A Calderon Problem for the Dirac Operator

Carlos Valero
Instituto de Ciencias Matematicas (ICMAT)
Spain
Co-Author(s):    
Abstract:
We consider on a spin manifold with boundary the twisted Dirac operator $D_A$ with local boundary conditions, possibly coupled to a unitary connection $A$. For suitable values of $m$, we define an analogue of the Dirichlet-to-Neumann map corresponding to $D_A - m$, which we call the boundary conjugation (BC) map. By computing its symbol in dimensions $n \geq 3$, we show that the BC map determines the infinite-order jet of the metric and connection on the boundary in the case $m \neq 0$, when the conformal symmetry of the Dirac equation is broken. We go on to show that a real-analytic Riemannian manifold and twisted spin connection can be recovered from the BC map. Similar results hold in dimension $2$ when the auxiliary connection $A$ is absent.

Inverse scattering of the relativistic Schr\odinger operator at a fixed energy

Yiran Wang
Emory University
USA
Co-Author(s):    
Abstract:
We consider the scattering of relativistic Schr\odinger operators which are perturbations of the fractional Laplacian. For poly-homogeneous potentials decaying at infinity, we show that the asymptotics of the potential can be recovered from the scattering matrix at a fixed energy. This talk is based on a joint work with G. Uhlmann.

Inverse Problems for the Burgers Equation in Degenerate Domains

Madi Yergaliyev
Institute of mathematics and mathematical modeling
Kazakhstan
Co-Author(s):    
Abstract:
Let us consider a nonlinearly degenerate domain whose spatial boundaries are determined by time-dependent functions that coincide at the initial moment.
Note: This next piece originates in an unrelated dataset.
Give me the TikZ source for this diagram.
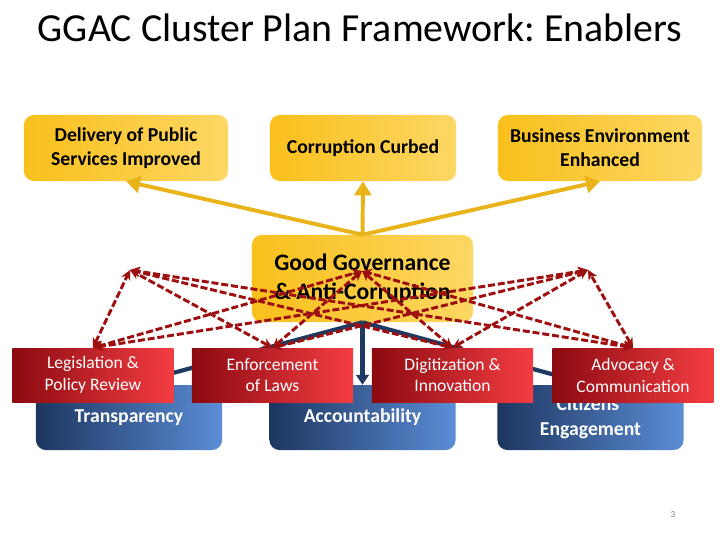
\documentclass[tikz,border=0pt]{standalone}
\usepackage{fontspec}
\setmainfont{Carlito}
\usetikzlibrary{arrows.meta}
\definecolor{gold left}{rgb}{0.976, 0.753, 0.110}
\definecolor{gold right}{rgb}{0.992, 0.843, 0.392}
\definecolor{gold line}{rgb}{0.910, 0.706, 0.102}
\definecolor{navy left}{rgb}{0.114, 0.212, 0.376}
\definecolor{navy right}{rgb}{0.357, 0.553, 0.839}
\definecolor{navy line}{rgb}{0.122, 0.227, 0.376}
\definecolor{red left}{rgb}{0.545, 0.039, 0.063}
\definecolor{red right}{rgb}{0.957, 0.239, 0.259}
\definecolor{dash red}{rgb}{0.620, 0.063, 0.063}
\frenchspacing

\begin{document}
\begin{tikzpicture}[x=0.025cm, y=-0.025cm,
		goalbox/.style={rounded corners=7pt, left color=gold left, right color=gold right, minimum height=1.65cm, inner sep=0pt, align=center, font=\bfseries\fontsize{14}{17}\selectfont},
		pillarbox/.style={rounded corners=7pt, left color=navy left, right color=navy right, minimum width=4.65cm, minimum height=1.625cm, inner sep=0pt, align=center, text=white, font=\bfseries\fontsize{14}{17.8}\selectfont},
		enablerbox/.style={left color=red left, right color=red right, minimum width=4.025cm, minimum height=1.35cm, inner sep=0pt, align=center, text=white, font=\fontsize{12.5}{15.6}\selectfont},
		goldarrow/.style={gold line, line width=2.8pt, -{Triangle[length=10pt, width=12pt]}},
		navyarrow/.style={navy line, line width=3pt, -{Triangle[length=7pt, width=9pt]}},
		linkdash/.style={dash red, line width=2.1pt, dash pattern=on 5pt off 2pt, {Stealth[length=7pt, width=7pt]}-{Stealth[length=7pt, width=7pt]}}]
			\useasboundingbox (0,0) rectangle (720,540);
			% title
			\node[font=\fontsize{28.3}{34}\selectfont] (title) at (360,28) {GGAC Cluster Plan Framework: Enablers};
			\node[gray, font=\fontsize{6.5}{8}\selectfont] (pagenum) at (673,515) {3};
			% part for the goals
			\begin{scope}
				\node[goalbox, minimum width=5.1cm] (deliv) at (126,148) {Delivery of Public\\Services Improved};
				\node[goalbox, minimum width=4.65cm] (curbed) at (363,148) {Corruption Curbed};
				\node[goalbox, minimum width=5.1cm] (busenv) at (600,148) {Business Environment\\Enhanced};
				\node[goalbox, minimum width=5.525cm, minimum height=2.175cm, font=\bfseries\fontsize{16.8}{20}\selectfont] (ggac) at (362.5,278.5) {Good Governance\\\& Anti-Corruption};
			\end{scope}
			% part for the pillars
			\begin{scope}
				\node[pillarbox] (transp) at (129,417.5) {Transparency};
				\node[pillarbox] (account) at (362.5,417.5) {Accountability};
				\node[pillarbox] (citizens) at (590.5,417.5) {Citizens'\\Engagement};
			\end{scope}
			% arrows
			\draw[goldarrow] (ggac.north) -- (deliv.south);
			\draw[goldarrow] (ggac.north) -- (curbed.south);
			\draw[goldarrow] (ggac.north) -- (busenv.south);
			\draw[navyarrow] (ggac.south) -- (transp.north);
			\draw[navyarrow] (ggac.south) -- (account.north);
			\draw[navyarrow] (ggac.south) -- (citizens.north);
			% part for the enablers
			\begin{scope}
				\node[enablerbox] (legis) at (93,375) {Legislation \&\\Policy Review};
				\node[enablerbox] (enforce) at (272.5,375) {Enforcement\\of Laws};
				\node[enablerbox] (digit) at (452.5,375) {Digitization \&\\Innovation};
				\node[enablerbox] (advoc) at (633,375) {Advocacy \&\\Communication};
			\end{scope}
			% dashed links
			\coordinate (peakL) at (130,270);
			\coordinate (peakC) at (362,271);
			\coordinate (peakR) at (588,270);
			\draw[linkdash] (legis.north) -- (peakL);
			\draw[linkdash] (legis.north) -- (peakC);
			\draw[linkdash] (legis.north) -- (peakR);
			\draw[linkdash] (enforce.north) -- (peakL);
			\draw[linkdash] (enforce.north) -- (peakC);
			\draw[linkdash] (enforce.north) -- (peakR);
			\draw[linkdash] (digit.north) -- (peakL);
			\draw[linkdash] (digit.north) -- (peakC);
			\draw[linkdash] (digit.north) -- (peakR);
			\draw[linkdash] (advoc.north) -- (peakL);
			\draw[linkdash] (advoc.north) -- (peakC);
			\draw[linkdash] (advoc.north) -- (peakR);
		\end{tikzpicture}
\end{document}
In this domain, we investigate inverse problems for the Burgers equation under various combinations of unknown functions and boundary conditions. It is shown that, due to the degeneracy of the domain, the solvability of the proposed inverse problems requires additional conditions. The main objective of this work is to determine conditions under which these inverse problems are uniquely solvable.
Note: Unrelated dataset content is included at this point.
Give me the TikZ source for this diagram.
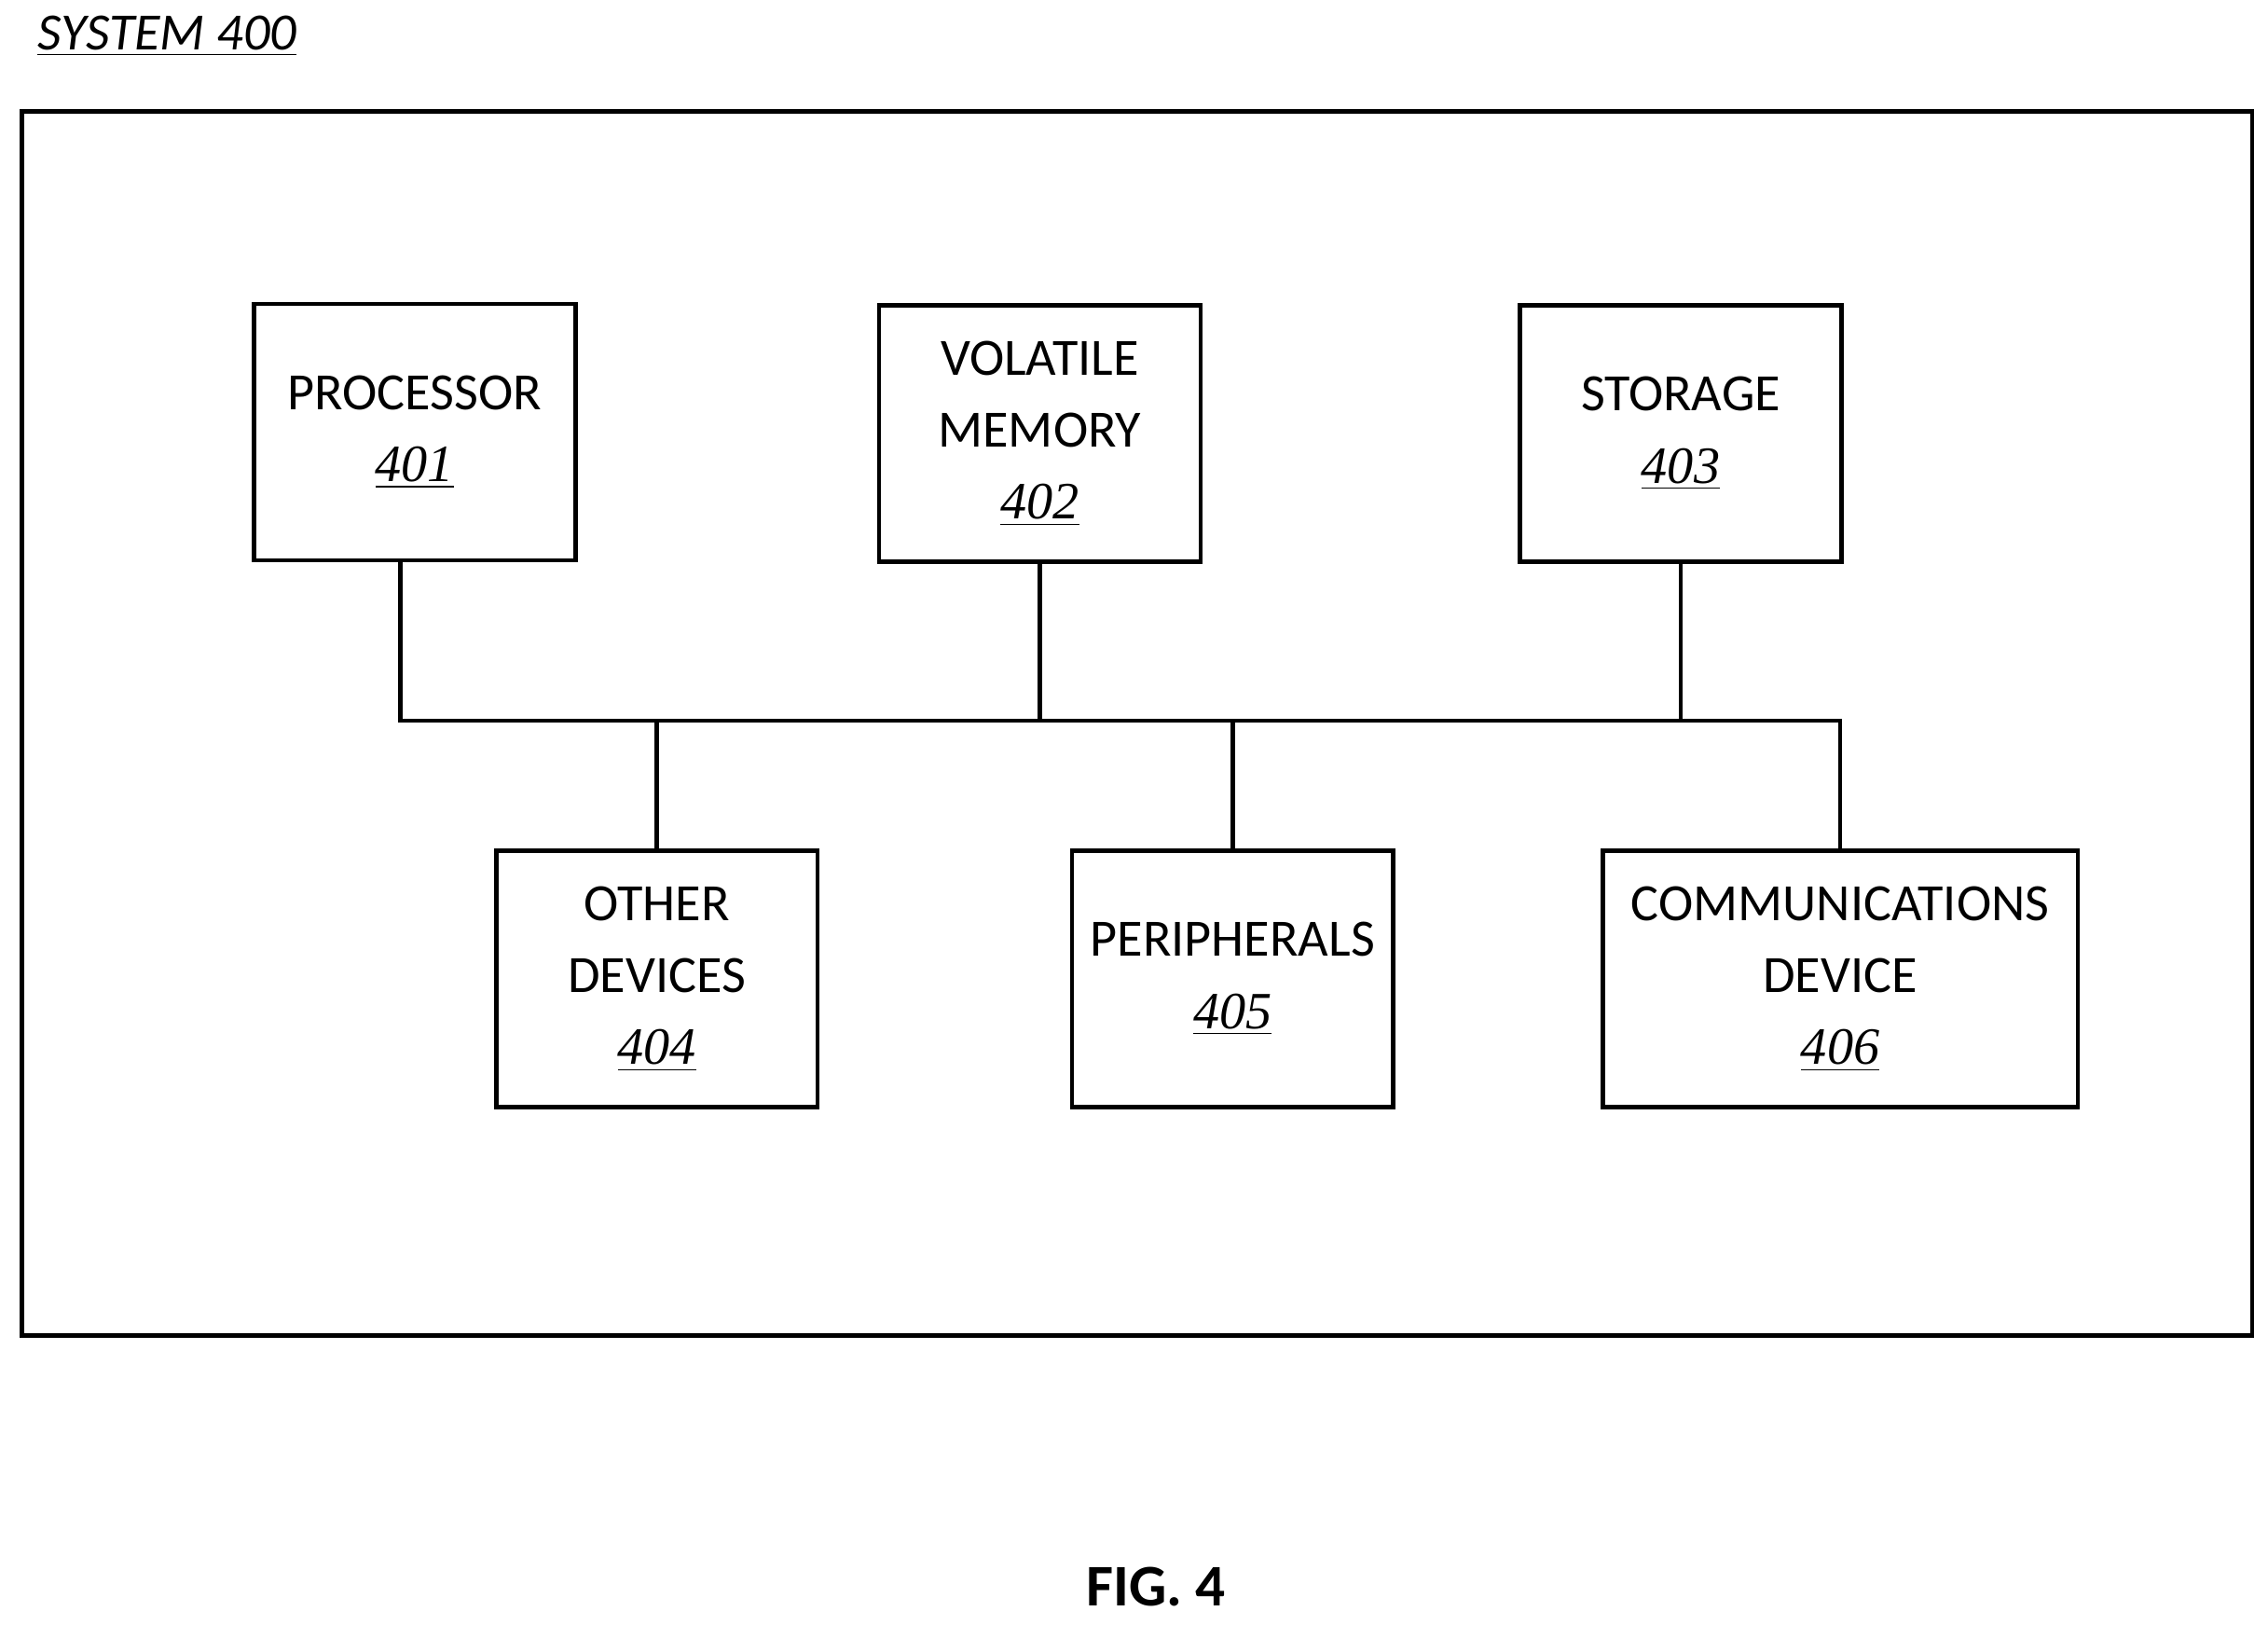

Convergence analysis for a coefficient identification problem

Wensheng Zhang Zhang
Academy of Mathematics and Systems Science, Chinese Academy of Sciences
Peoples Rep of China
Co-Author(s):    Huimin Huang
Abstract:
In this talk, we consider the convergence rate for Tikhonov regularization of the problem of identifying the coefficient in acoustic wave equation in the frequency-domain. We assume that the imprecise measurement data in a subdomain is known with a measurement error of level. First we propose to regularize this coefficient identification problem by minimizing a special functional. Then the characters of the functional are investigated. Finally, we obtain the convergence rate for the Tikhonov regularized solution under an easily satisfied source condition.
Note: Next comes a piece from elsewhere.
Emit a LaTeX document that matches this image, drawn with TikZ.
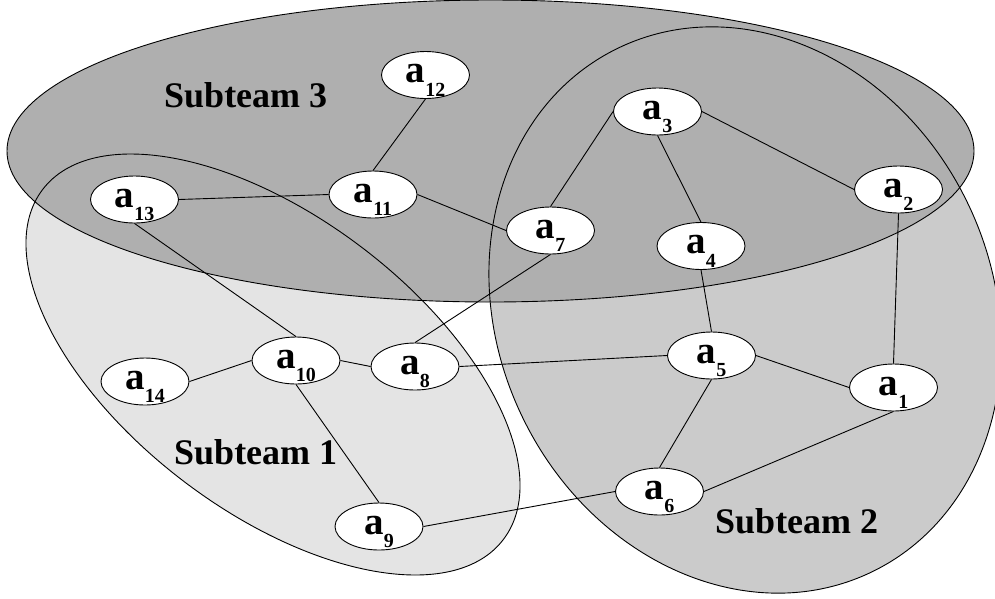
\documentclass[tikz,border=0pt]{standalone}
\usepackage{fontspec}
\setmainfont{Liberation Serif}
\usetikzlibrary{shapes.geometric}
\definecolor{teamone}{gray}{0.894}
\definecolor{teamtwo}{gray}{0.796}
\definecolor{teamthree}{gray}{0.686}
\newcommand{\agent}[1]{a\raisebox{-13.5pt}{\fontsize{20}{20}\selectfont\bfseries #1}}
\tikzset{
  agentnode/.style={ellipse, draw=black, line width=0.9pt, fill=white,
    minimum width=88pt, minimum height=47pt, inner sep=0pt,
    text height=22pt, text depth=6.4pt,
    font=\fontsize{39}{39}\selectfont\bfseries},
  teamlabel/.style={anchor=base west, inner sep=0pt,
    font=\fontsize{36}{36}\selectfont\bfseries},
  link/.style={line width=0.9pt, draw=black},
  teamedge/.style={line width=0.9pt, draw=black}
}
\begin{document}
\begin{tikzpicture}[x=1pt,y=1pt]
\useasboundingbox (0,0) rectangle (995,-598);
\clip (0,0) rectangle (995,-598);
% fills
\fill[teamone, rotate around={-37.2:(273,-364.5)}] (273,-364.5) ellipse [x radius=289.3, y radius=147];
\fill[teamtwo, rotate around={26:(745,-310)}] (745,-310) ellipse [x radius=247, y radius=291];
\fill[teamthree] (490.5,-151) ellipse [x radius=483.5, y radius=151];
% outlines
\draw[teamedge, rotate around={-37.2:(273,-364.5)}] (273,-364.5) ellipse [x radius=289.3, y radius=147];
\draw[teamedge, rotate around={26:(745,-310)}] (745,-310) ellipse [x radius=247, y radius=291];
\draw[teamedge] (490.5,-151) ellipse [x radius=483.5, y radius=151];
% labels
\node[teamlabel] (t3) at (164,-107) {Subteam 3};
\node[teamlabel] (t1) at (174,-464.7) {Subteam 1};
\node[teamlabel] (t2) at (715,-533) {Subteam 2};
% agents
\node[agentnode] (a1) at (893.5,-387.5) {\agent{1}};
\node[agentnode] (a2) at (898.5,-189.5) {\agent{2}};
\node[agentnode] (a3) at (657.5,-111.5) {\agent{3}};
\node[agentnode] (a4) at (701,-246) {\agent{4}};
\node[agentnode] (a5) at (711.5,-355.5) {\agent{5}};
\node[agentnode] (a6) at (659.5,-491.5) {\agent{6}};
\node[agentnode] (a7) at (550.5,-230.5) {\agent{7}};
\node[agentnode] (a8) at (415,-366.5) {\agent{8}};
\node[agentnode] (a9) at (379,-526.5) {\agent{9}};
\node[agentnode] (a10) at (296,-360.5) {\agent{10}};
\node[agentnode] (a11) at (373,-194.5) {\agent{11}};
\node[agentnode] (a12) at (425.5,-75) {\agent{12}};
\node[agentnode] (a13) at (134.5,-199.5) {\agent{13}};
\node[agentnode] (a14) at (145,-381.5) {\agent{14}};
% links
\draw[link] (a12.south) -- (a11.north);
\draw[link] (a13.east) -- (a11.west);
\draw[link] (a11.east) -- (a7.west);
\draw[link] (a13.south) -- (a10.north);
\draw[link] (a7.north) -- (a3.west);
\draw[link] (a3.south) -- (a4.north);
\draw[link] (a3.east) -- (a2.west);
\draw[link] (a2.south) -- (a1.north);
\draw[link] (a4.south) -- (a5.north);
\draw[link] (a7.south) -- (a8.north);
\draw[link] (a14.east) -- (a10.west);
\draw[link] (a10.east) -- (a8.west);
\draw[link] (a10.south) -- (a9.north);
\draw[link] (a8.east) -- (a5.west);
\draw[link] (a5.east) -- (a1.west);
\draw[link] (a5.south) -- (a6.north);
\draw[link] (a6.east) -- (a1.south);
\draw[link] (a9.east) -- (a6.west);
\end{tikzpicture}
\end{document}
Forward and inverse problems for the BGK model with in-flow boundary condition

Hanming Zhou
University of California Santa Barbara
USA
Co-Author(s):    Ru-Yu Lai, Hanming Zhou
Abstract:
In this talk, we will discuss the Bhatnagar-Gross-Krook (BGK) equation with in-flow boundary condition in a smooth bounded domain. First, we show that the BGK model linearized around a global Maxwellian admits a unique solution with some weighted $L^\infty$ bound if the initial data and boundary condition are small perturbation around the global Maxwellian. Second, we investigate unique reconstruction of the collision frequency of the BGK equation from the albedo operator, which maps from the in-flow density to the out-flow density. We utilize the linearization technique and highly concentrated in-flow density to infer the velocity-independent collision frequency. The talk is based on joint work with Ru-Yu Lai.